Anne van Kesteren

HTML5 and Bidirectional Text

I am not at all proficient in bidirectional (commonly called bidi) issues and unfortunately there is very little input from the community that deals with right-to-left text rendering on a daily basis to the community working on standards. However, this recently seems to have improved somewhat and via the W3C Internationalization Core Working Group a great number of suggestions for better dealing with bidirectional problems on the web are being made.

Motivating these changes seem to be that the Unicode control characters for bidirectional text are not great, that CSS is the wrong layer, and that the model Unicode has of “weak” and “strong” characters does not always work out (i.e. the Unicode Bidirectional Algorithm). Not knowing the direction of the text you are going to display plays a role too.

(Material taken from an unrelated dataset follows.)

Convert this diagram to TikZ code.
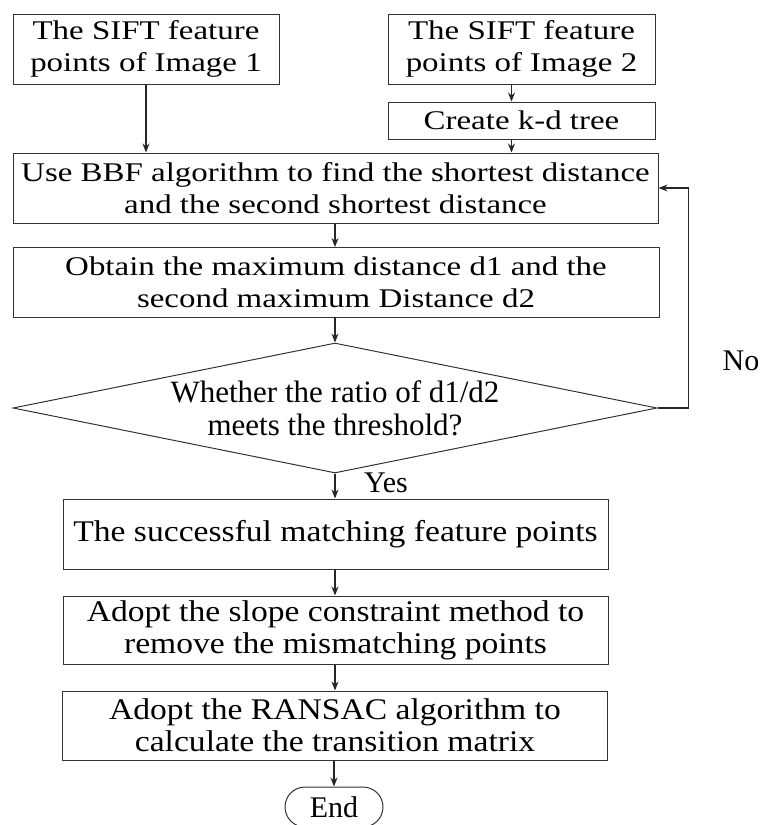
\documentclass[tikz,border=0pt]{standalone}
\usepackage{fontspec}
\setmainfont{Liberation Serif}
\newfontfamily\upfont{Liberation Serif}[FakeStretch=1.22]
\newfontfamily\lowfont{Liberation Serif}[FakeStretch=1.12]
\usetikzlibrary{positioning, arrows.meta, shapes.geometric}

\begin{document}
\begin{tikzpicture}[
      x=1pt, y=-1pt,
      node_up/.style={rectangle, draw=black!80, line width=1pt, inner sep=0pt, align=center, font=\upfont\fontsize{27}{32}\selectfont},
      node_low/.style={rectangle, draw=black!80, line width=1pt, inner sep=0pt, align=center, minimum width=545pt, font=\lowfont\fontsize{30}{32}\selectfont},
      node_dec/.style={diamond, draw=black!80, line width=1pt, aspect=4.95, inner sep=0pt, minimum width=644pt, minimum height=130pt, align=center, font=\fontsize{31}{33}\selectfont},
      node_end/.style={rectangle, rounded corners=20pt, draw=black!80, line width=1pt, minimum width=98pt, minimum height=40pt, font=\fontsize{30}{32}\selectfont},
      node_lbl/.style={font=\fontsize{30}{32}\selectfont, inner sep=0pt},
      edge_path/.style={-{Stealth[length=9pt, width=7pt]}, line width=1.1pt, black!85},
      node distance=17pt
    ]
      \useasboundingbox (0,0) rectangle (762,825);

      \node[node_up, minimum width=266pt, minimum height=70pt] (Img1) at (146,49) {The SIFT feature\\points of Image 1};
      \node[node_up, minimum width=267pt, minimum height=70pt] (Img2) at (521.5,49) {The SIFT feature\\points of Image 2};
      \node[node_up, minimum width=267pt, minimum height=37pt, below=of Img2] (Kd) {Create k-d tree};
      \node[node_up, minimum width=645pt, minimum height=70pt] (Bbf) at (335.5,188) {Use BBF algorithm to find the shortest distance\\and the second shortest distance};
      \node[node_up, minimum width=646pt, minimum height=70pt] (Dist) at (336,282.5) {Obtain the maximum distance d1 and the\\second maximum Distance d2};
      \node[node_dec] (Ratio) at (335,408) {Whether the ratio of d1/d2\\meets the threshold?};
      \node[node_low, minimum height=70pt] (Match) at (335.5,534) {The successful matching feature points};
      \node[node_low, minimum height=68pt] (Slope) at (335.5,630) {Adopt the slope constraint method to\\remove the mismatching points};
      \node[node_low, minimum height=69pt] (Ransac) at (335,725.5) {Adopt the RANSAC algorithm to\\calculate the transition matrix};
      \node[node_end] (End) at (334,807) {End};

      \node[node_lbl] (Yes) at (386,483) {Yes};
      \node[node_lbl] (No) at (741,361) {No};

      \draw[edge_path] (Img1) to (Img1 |- Bbf.north);
      \draw[edge_path] ([xshift=-10pt]Img2.south) to ([xshift=-10pt]Kd.north);
      \draw[edge_path] ([xshift=-10pt]Kd.south) to ([xshift=-10pt]Kd.south |- Bbf.north);
      \draw[edge_path] (Bbf.south -| Ratio.north) to (Dist.north -| Ratio.north);
      \draw[edge_path] (Dist.south -| Ratio.north) to (Ratio.north);
      \draw[edge_path] (Ratio.east) -- ++(31,0) |- (Bbf.east);
      \draw[edge_path] (Ratio.south) to (Ratio.south |- Match.north);
      \draw[edge_path] (Match.south -| Ratio.south) to (Slope.north -| Ratio.south);
      \draw[edge_path] (Slope.south -| Ratio.south) to (Ransac.north -| Ratio.south);
      \draw[edge_path] (Ransac.south -| End.north) to (End.north);
    \end{tikzpicture}
\end{document}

One of the new features that is introduced to HTML5 is the new bdi element. It contrasts with the existing bdo element in rather than overriding the direction it isolates a particular piece of bidirectional content. It is needed for instance in the following example (the uppercase characters are used to represent characters that are supposed to be rendered right-to-left):

<span dir=rtl>PURPLE PIZZA</span> — <a href="r?pp">3 reviews</a>

You want this to render as follows:

AZZIP ELPRUP — 3 reviews

But it will in fact render (correctly!) as follows due to the way the Unicode bidirectional algorithm deals with “weak” characters:

3 - AZZIP ELPRUP reviews

If you use the new bdi element (not implemented yet) instead of the span element above the right-to-left text will be isolated and everything will render as you intended. Well, in user agents that implement this feature. Like this:

<bdi dir=rtl>PURPLE PIZZA</bdi> — <a href="r?pp">3 reviews</a>

Another new feature is the auto value for the dir attribute. Lots of content online these days is coming from most everywhere and the direction of it is not always carried around with it. When dealing with such scenarios you can set the dir attribute to its auto value (e.g. dir=auto) and let the user agent figure out what the rendering direction should be. The dir attribute on the new bdi element defaults to this state.

Hopefully once these features (and others) get implemented more documentation will be written to help authors cope with the problems of bidirectional text as it is quite complicated.